I started going to a new church recently. Love this church. Anyway, each Sunday we happened to sit in front of a beautiful elderly lady sitting alone. There was something just, I don't know, sparkly about her. I was very drawn to her and she always noticed us each week and let us know that she looked forward to seeing us the next Sunday. Her husband sang in the choir, so she sat alone until he joined her in the service.
One Sunday he sang special music, and she was so proud. She patted me on the shoulder to tell me, several times during the service, that he was going to sing.
The next Sunday I told her what a great job he did, and that I too used to sing in a choir. She remembered this and mentioned it the next time I saw her.
I was thinking about her this week and looking forward to seeing her sparkling little face. She's a tiny thing. But then I found out that last Sunday, after she took my hand and I told her goodbye and told her to have a beautiful day, she had fallen later that day and broke her hip. She died this week from complications of that fall.
I was completely shocked that someone so special was gone so quickly after I met her. But then, from people that know her well, I found out so many amazing things about her. First, she had extreme dementia. I thought she might, but, she remembered my husband and I week after week. Then I learned she used to jitterbug, and did it so well she won contests. I knew there was something special about her, because I love dancing, and dancers and all of it. She had a dancer's heart. I knew it.

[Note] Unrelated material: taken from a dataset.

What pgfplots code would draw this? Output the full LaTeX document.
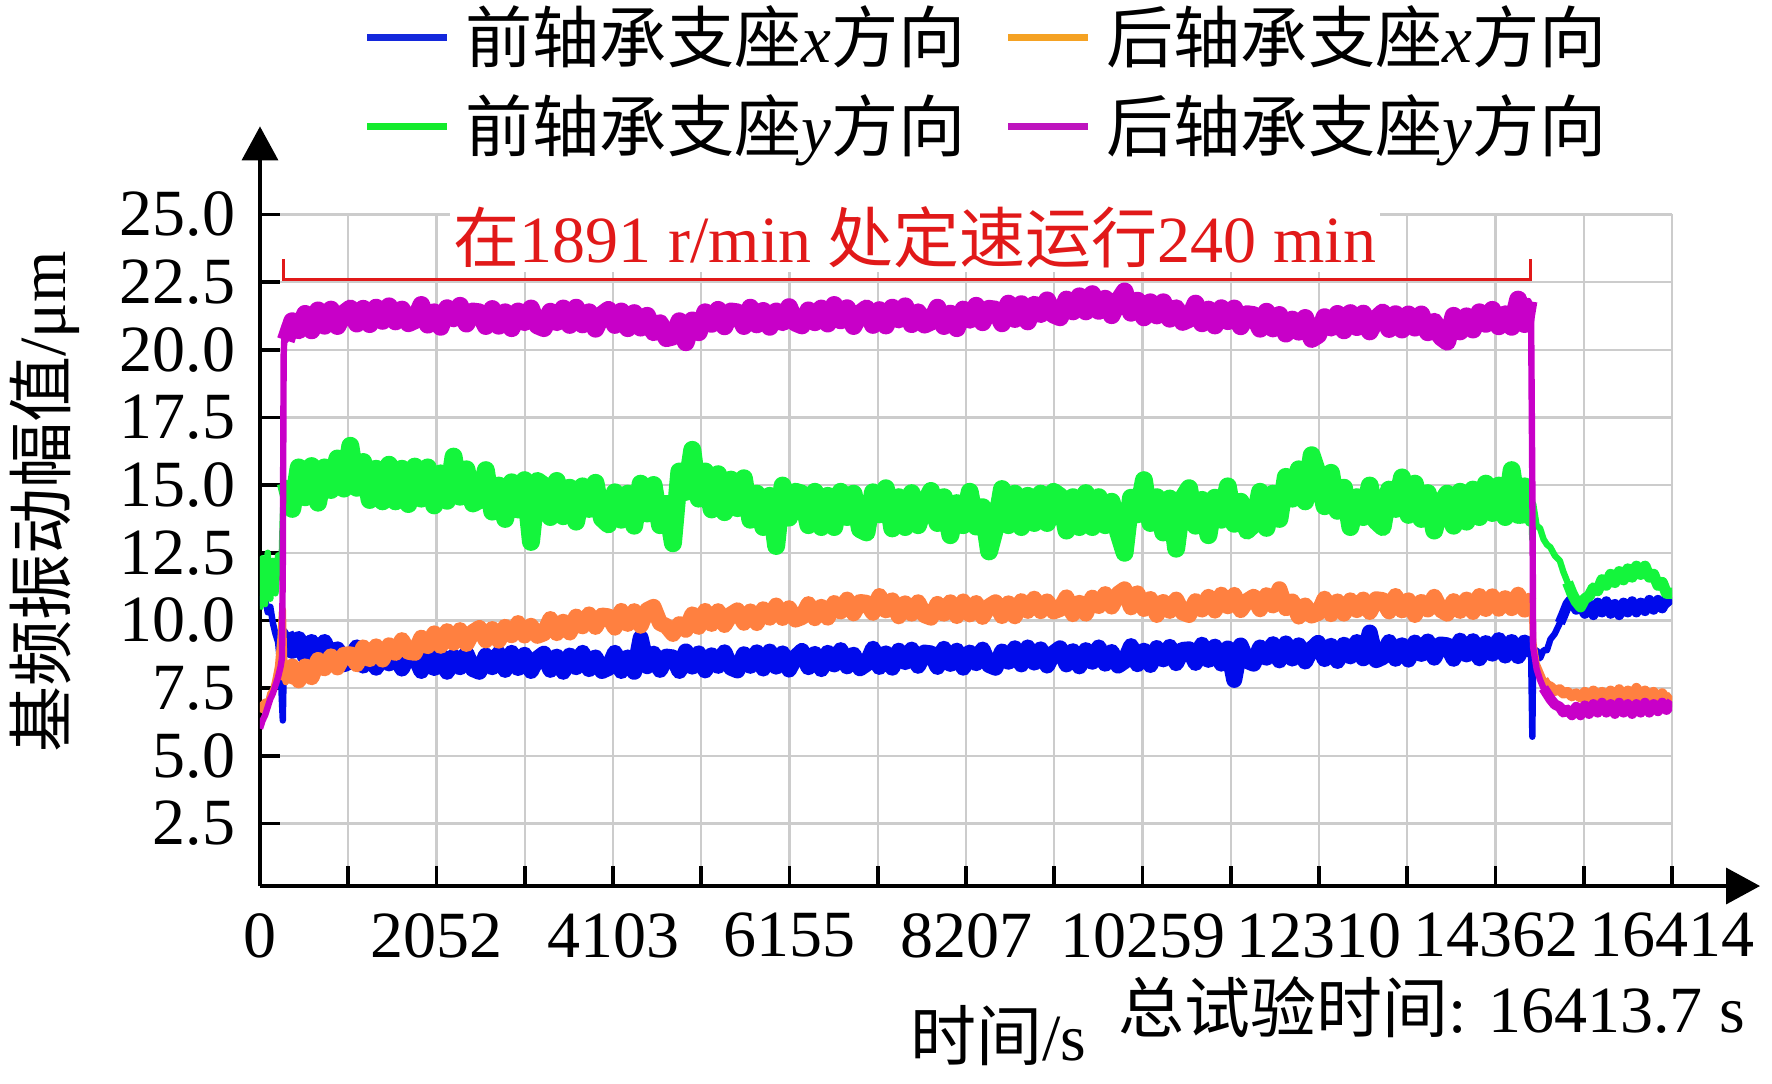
\documentclass[border=0pt]{standalone}
\usepackage{fontspec}
\setmainfont{Liberation Serif}
\newfontfamily\cjk{Noto Sans CJK SC}
\usepackage{pgfplots}
\pgfplotsset{compat=1.18}
\usepackage{pgfplotstable}
\usetikzlibrary{arrows.meta}
\definecolor{serB}{RGB}{0,10,235}
\definecolor{serO}{RGB}{255,128,64}
\definecolor{serG}{RGB}{20,245,60}
\definecolor{serM}{RGB}{200,0,200}
\definecolor{legB}{RGB}{20,40,220}
\definecolor{legO}{RGB}{245,162,35}
\definecolor{legG}{RGB}{20,235,45}
\definecolor{legM}{RGB}{190,20,190}
\definecolor{annRed}{RGB}{225,25,25}
\newcommand\fs{\fontsize{16.5pt}{19pt}\selectfont}
\newcommand\lfs{\fontsize{16.8pt}{19pt}\selectfont}

\pgfplotstableread{
t b o g m
0 10.9 6.6 10.4 6.0
30 10.6 6.9 12.3 6.3
60 10.8 7.0 10.6 6.5
90 10.3 6.9 12.5 6.8
120 10.5 7.3 10.8 7.1
150 9.9 7.4 12.2 7.3
180 9.5 7.8 11.0 7.6
210 9.2 8.3 12.4 7.9
240 8.2 9.4 11.6 8.3
255 7.0 10.3 12.6 8.6
265 6.3 10.4 13.8 12.0
275 8.0 9.2 14.6 19.8
285 9.6 7.9 14.2 20.6
300 9.52 7.72 15.08 20.35
375 8.87 8.30 14.12 21.05
450 9.31 7.78 15.65 20.72
525 8.65 8.30 14.55 21.32
600 9.20 7.90 15.70 20.72
675 8.72 8.54 14.35 21.45
750 9.20 8.23 15.65 20.89
825 8.55 8.67 14.82 21.48
900 8.93 8.26 15.98 20.88
975 8.38 8.73 14.87 21.34
1050 8.49 8.75 16.45 21.52
1125 9.00 8.38 14.90 20.97
1200 8.33 9.00 15.85 21.51
1275 8.78 8.57 14.45 20.95
1350 8.25 9.04 15.60 21.55
1425 8.83 8.55 14.40 21.07
1500 8.41 9.08 15.75 21.60
1575 8.82 8.80 14.40 21.05
1650 8.22 9.27 15.60 21.48
1725 8.71 8.84 14.30 20.98
1800 8.68 8.80 15.68 21.09
1875 8.13 9.36 14.50 21.65
1950 8.80 9.05 15.65 20.93
2025 8.24 9.52 14.25 21.38
2100 8.73 9.06 15.43 20.85
2175 8.10 9.60 14.42 21.53
2250 8.66 9.17 16.05 21.16
2325 8.27 9.64 14.57 21.62
2400 8.77 9.13 15.58 20.97
2475 8.20 9.57 14.32 21.41
2550 8.10 9.72 14.45 21.38
2625 8.70 9.26 15.55 20.88
2700 8.27 9.68 14.02 21.50
2775 8.77 9.25 14.98 20.89
2850 8.17 9.76 13.75 21.38
2925 8.80 9.45 15.10 20.80
3000 8.24 9.90 14.10 21.41
3075 8.73 9.44 15.18 21.02
3150 8.13 9.80 12.90 21.52
3225 8.59 9.43 15.15 20.90
3300 8.77 9.52 14.98 20.80
3375 8.17 10.05 13.82 21.40
3450 8.66 9.53 15.15 21.02
3525 8.10 9.95 13.85 21.52
3600 8.70 9.55 14.90 20.92
3675 8.27 10.14 13.65 21.55
3750 8.80 9.78 14.95 20.94
3825 8.20 10.22 14.12 21.38
3900 8.63 9.76 15.08 20.78
3975 8.13 10.18 13.77 21.29
4050 8.24 10.15 13.55 21.47
4125 8.80 9.73 14.73 20.92
4200 8.13 10.35 13.72 21.41
4275 8.63 9.87 14.68 20.80
4350 8.10 10.34 13.50 21.35
4425 9.35 9.80 15.05 20.82
4500 8.31 10.38 13.95 21.25
4575 8.77 10.50 15.00 20.65
4650 8.17 9.90 13.52 20.98
4725 8.66 9.79 14.30 20.43
4800 8.63 9.50 12.85 20.49
4875 8.13 9.86 15.50 21.05
4950 8.85 9.65 14.75 20.28
5025 8.29 10.22 16.30 21.08
5100 8.78 9.76 14.50 20.65
5175 8.15 10.35 15.50 21.38
5250 8.71 9.87 14.10 20.96
5325 8.32 10.34 15.40 21.47
5400 8.82 9.83 14.00 20.87
5475 8.25 10.22 15.20 21.41
5550 8.15 10.37 14.15 21.38
5625 8.75 9.91 15.25 20.88
5700 8.32 10.33 13.72 21.55
5775 8.82 9.90 14.68 20.94
5850 8.22 10.41 13.45 21.43
5925 8.85 10.10 14.60 20.85
6000 8.29 10.55 12.75 21.41
6075 8.78 10.09 14.98 21.02
6150 8.18 10.45 13.80 21.57
6225 8.64 10.03 14.75 21.00
6300 8.87 10.12 14.68 20.90
6375 8.27 10.60 13.52 21.45
6450 8.76 10.08 14.75 21.02
6525 8.20 10.50 13.45 21.52
6600 8.80 10.10 14.60 20.97
6675 8.37 10.64 13.45 21.65
6750 8.90 10.33 14.75 21.09
6825 8.30 10.77 13.82 21.53
6900 8.73 10.26 14.68 20.88
6975 8.23 10.68 13.37 21.34
7050 8.39 10.65 13.25 21.52
7125 8.95 10.28 14.73 20.92
7200 8.28 10.90 13.92 21.46
7275 8.78 10.37 14.88 20.90
7350 8.25 10.74 13.40 21.55
7425 8.88 10.15 14.55 21.12
7500 8.46 10.63 13.45 21.60
7575 8.92 10.25 14.70 20.95
7650 8.32 10.67 13.52 21.38
7725 8.81 10.19 14.30 20.93
7800 8.78 10.10 14.78 21.04
7875 8.28 10.61 13.60 21.55
7950 8.95 10.25 14.55 20.88
8025 8.39 10.67 13.15 21.33
8100 8.88 10.16 14.33 20.80
8175 8.25 10.70 13.52 21.48
8250 8.81 10.22 14.75 21.11
8325 8.42 10.64 13.47 21.62
8400 8.92 10.13 14.18 21.02
8475 8.35 10.52 12.55 21.51
8550 8.25 10.67 13.45 21.48
8625 8.85 10.16 14.85 20.98
8700 8.47 10.63 13.52 21.70
8775 8.97 10.15 14.68 21.14
8850 8.37 10.71 13.45 21.68
8925 9.00 10.35 14.60 21.05
9000 8.44 10.80 13.60 21.66
9075 8.93 10.34 14.68 21.32
9150 8.33 10.70 13.60 21.82
9225 8.79 10.33 14.75 21.30
9300 8.97 10.42 14.58 21.20
9375 8.37 10.85 13.32 21.85
9450 8.86 10.23 14.55 21.42
9525 8.30 10.65 13.45 21.97
9600 8.90 10.25 14.70 21.42
9675 8.47 10.84 13.45 22.05
9750 9.00 10.53 14.55 21.44
9825 8.40 10.97 13.52 21.88
9900 8.83 10.51 14.38 21.28
9975 8.33 10.98 13.27 21.79
10050 8.49 11.15 12.50 22.15
10125 9.05 10.48 14.53 21.37
10200 8.38 11.00 13.92 21.81
10275 8.88 10.42 15.18 21.20
10350 8.35 10.79 13.60 21.75
10425 8.98 10.20 14.55 21.27
10500 8.56 10.68 13.25 21.75
10575 9.02 10.35 14.50 21.15
10650 8.42 10.77 12.65 21.53
10725 8.91 10.29 14.50 21.03
10800 8.93 10.20 14.88 21.14
10875 8.43 10.71 13.50 21.70
10950 9.10 10.40 14.45 20.98
11025 8.54 10.87 13.15 21.48
11100 9.03 10.36 14.53 20.90
11175 8.40 10.95 13.72 21.53
11250 8.96 10.52 14.95 21.06
11325 7.80 10.94 13.57 21.52
11400 9.07 10.38 14.38 20.87
11475 8.50 10.72 13.32 21.31
11550 8.40 10.87 13.55 21.28
11625 9.00 10.41 14.75 20.78
11700 8.62 10.93 13.42 21.40
11775 9.12 10.55 14.68 20.79
11850 8.52 11.15 13.75 21.28
11925 9.15 10.45 15.30 20.60
12000 8.59 10.70 14.50 21.11
12075 9.08 10.14 15.58 20.67
12150 8.48 10.55 14.40 21.17
12225 8.94 10.18 16.10 20.40
12300 9.17 10.27 15.38 20.55
12375 8.57 10.80 14.22 21.20
12450 9.06 10.23 15.45 20.82
12525 8.50 10.70 14.05 21.32
12600 9.10 10.25 14.90 20.72
12675 8.67 10.74 13.45 21.35
12750 9.20 10.38 14.55 20.84
12825 8.60 10.77 13.82 21.33
12900 9.55 10.31 14.98 20.68
12975 8.53 10.78 13.67 21.14
13050 8.64 10.75 13.45 21.37
13125 9.20 10.33 14.83 20.77
13200 8.58 10.90 14.12 21.31
13275 9.08 10.37 15.28 20.75
13350 8.55 10.74 13.90 21.30
13425 9.18 10.20 15.05 20.82
13500 8.76 10.68 13.75 21.30
13575 9.22 10.40 14.70 20.65
13650 8.62 10.87 13.32 21.03
13725 9.11 10.39 14.30 20.48
13800 9.08 10.25 14.68 20.30
13875 8.58 10.71 13.50 21.25
13950 9.25 10.35 14.75 20.68
14025 8.74 10.77 13.65 21.23
14100 9.23 10.31 14.83 20.75
14175 8.60 10.90 13.82 21.38
14250 9.16 10.42 15.05 20.96
14325 8.77 10.89 13.97 21.47
14400 9.27 10.43 14.98 20.87
14475 8.70 10.82 13.82 21.31
14550 9.20 10.45 15.55 20.85
14625 8.68 10.95 13.90 21.85
14700 9.18 10.40 14.95 20.95
14745 8.75 10.90 13.60 21.80
14775 8.95 10.50 14.60 21.50
14790 5.70 10.00 13.00 15.00
14800 8.60 9.20 14.30 9.00
14840 8.90 8.40 13.50 8.20
14880 8.60 8.10 13.40 7.80
14920 8.90 7.80 13.00 7.50
14960 8.90 7.60 12.80 7.30
15000 9.30 7.55 12.70 7.10
15050 9.50 7.40 12.40 6.90
15110 9.90 7.45 12.20 6.80
15150 10.20 7.30 11.80 6.60
15200 10.60 7.35 11.40 6.70
15250 10.80 7.20 11.00 6.50
15300 10.40 7.30 10.70 6.80
15350 10.60 7.15 10.50 6.50
15400 10.25 7.35 10.80 6.85
15450 10.60 7.10 10.90 6.55
15500 10.20 7.40 11.20 6.90
15550 10.65 7.15 11.10 6.60
15600 10.30 7.35 11.50 6.95
15650 10.70 7.10 11.30 6.60
15700 10.25 7.40 11.70 6.90
15750 10.60 7.15 11.40 6.55
15800 10.20 7.45 11.80 6.95
15850 10.65 7.20 11.50 6.60
15900 10.30 7.40 11.90 6.90
15950 10.70 7.10 11.60 6.55
16000 10.30 7.50 12.00 6.90
16050 10.65 7.20 11.70 6.60
16100 10.35 7.40 12.00 6.95
16150 10.75 7.15 11.60 6.60
16200 10.40 7.35 11.70 6.90
16250 10.75 7.10 11.30 6.65
16300 10.45 7.30 11.40 6.95
16350 10.80 7.05 11.00 6.70
16414 10.60 7.20 11.00 7.00
}\data

\begin{document}
\begin{tikzpicture}
\path[use as bounding box] (-65pt,-49.25pt) rectangle (378pt,221.5pt);
\begin{axis}[
  at={(0pt,0pt)}, anchor=south west,
  scale only axis, width=353pt, height=167.9pt,
  xmin=0, xmax=16414, ymin=0.185, ymax=25,
  clip mode=individual,
  axis lines=left,
  axis line style={line width=0.9pt, -{Triangle[length=8.5pt,width=9pt]}, shorten >=-22pt},
  scaled x ticks=false, scaled y ticks=false,
  xtick={0,1025.875,2051.75,3077.625,4103.5,5129.375,6155.25,7181.125,8207,9232.875,10258.75,11284.625,12310.5,13336.375,14362.25,15388.125,16414},
  xticklabels={0,{},2052,{},4103,{},6155,{},8207,{},10259,{},12310,{},14362,{},16414},
  ytick={2.5,5,7.5,10,12.5,15,17.5,20,22.5,25},
  yticklabels={2.5,5.0,7.5,10.0,12.5,15.0,17.5,20.0,22.5,25.0},
  tick align=inside,
  major tick length=5pt,
  tick style={line width=0.9pt, black},
  grid=major,
  grid style={line width=0.6pt, color=black!20},
  tick label style={font=\fs},
  yticklabel style={inner sep=0pt, xshift=-6pt},
  xticklabel style={inner sep=0pt, yshift=-6.6pt},
  xlabel={{\cjk 时间}/s},
  xlabel style={font=\fs, at={(axis description cs:0.5227,-0.2226)}, anchor=center},
  ylabel={{\cjk 基频振动幅值}/μm},
  ylabel style={font=\fs, at={(axis description cs:-0.1523,0.5717)}, anchor=center},
  legend columns=2,
  legend cell align=left,
  legend image code/.code={\draw[#1, line width=1.75pt] (0pt,0pt) -- (20pt,0pt);},
  legend style={at={(axis description cs:0.0729,1.312)}, anchor=north west, draw=none, fill=none, inner sep=0pt, row sep=6.5pt, font=\lfs, nodes={inner ysep=0pt, inner xsep=3.7pt}},
]
\addplot[serB, line width=4pt, line join=round, restrict x to domain=300:14760, forget plot] table[x=t, y=b] {\data};
\addplot[serB, line width=2.6pt, line join=round, restrict x to domain=15100:16414, forget plot] table[x=t, y=b] {\data};
\addplot[serB, line width=1.6pt, line join=round, forget plot] table[x=t, y=b] {\data};
\addplot[serO, line width=4pt, line join=round, restrict x to domain=300:14760, forget plot] table[x=t, y=o] {\data};
\addplot[serO, line width=2.6pt, line join=round, restrict x to domain=14900:16414, forget plot] table[x=t, y=o] {\data};
\addplot[serO, line width=1.6pt, line join=round, forget plot] table[x=t, y=o] {\data};
\addplot[serG, line width=4.5pt, line join=round, restrict x to domain=300:14760, forget plot] table[x=t, y=g] {\data};
\addplot[serG, line width=2.8pt, line join=round, restrict x to domain=15200:16414, forget plot] table[x=t, y=g] {\data};
\addplot[serG, line width=1.6pt, line join=round, forget plot] table[x=t, y=g] {\data};
\addplot[serM, line width=4.5pt, line join=round, restrict x to domain=300:14760, forget plot] table[x=t, y=m] {\data};
\addplot[serM, line width=2.6pt, line join=round, restrict x to domain=14900:16414, forget plot] table[x=t, y=m] {\data};
\addplot[serM, line width=1.6pt, line join=round, forget plot] table[x=t, y=m] {\data};
\addlegendimage{legB}
\addlegendentry{{\cjk 前轴承支座}\textit{x}{\cjk 方向}\rule{6pt}{0pt}}
\addlegendimage{legO}
\addlegendentry{{\cjk 后轴承支座}\textit{x}{\cjk 方向}}
\addlegendimage{legG}
\addlegendentry{{\cjk 前轴承支座}\textit{y}{\cjk 方向}\rule{6pt}{0pt}}
\addlegendimage{legM}
\addlegendentry{{\cjk 后轴承支座}\textit{y}{\cjk 方向}}
\draw[annRed, line width=0.75pt] (axis cs:271,23.35) -- (axis cs:271,22.6) -- (axis cs:14770,22.6) -- (axis cs:14770,23.35);
\node[fill=white, inner sep=1pt, text=annRed, font=\fs] at (axis cs:7614,24.16) {{\cjk 在}1891 r/min {\cjk 处定速运行}240 min};
\node[font=\fs, anchor=center] at (axis description cs:0.8297,-0.1801) {{\cjk 总试验时间}: 16413.7 s};
\end{axis}
\end{tikzpicture}
\end{document}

While I can't share all the personal things in her life, like how she even served in the war in a special way, it amazes me because I didn't even need to know any of it to see her sparkling, shining beautiful spirit. It all just came through loud and clear in her eyes and her smile and I now know I had the privilege of meeting an amazing, talented, brave woman for the last few weeks of her time here on the planet. This was some special timing, because I almost missed her.
I know there's no wheelchair with her now in her heavenly realm, and she is jitterbugging to her heart's content. So, I will keep dancing, while I can, at all, even if it's in the kitchen to the radio. You hear that Justin Timberlake? Old ladies like me dance to your music, because it's good for the soul, it's important, and now's the time to take a breath, kick off your shoes, and dance. Right Edith?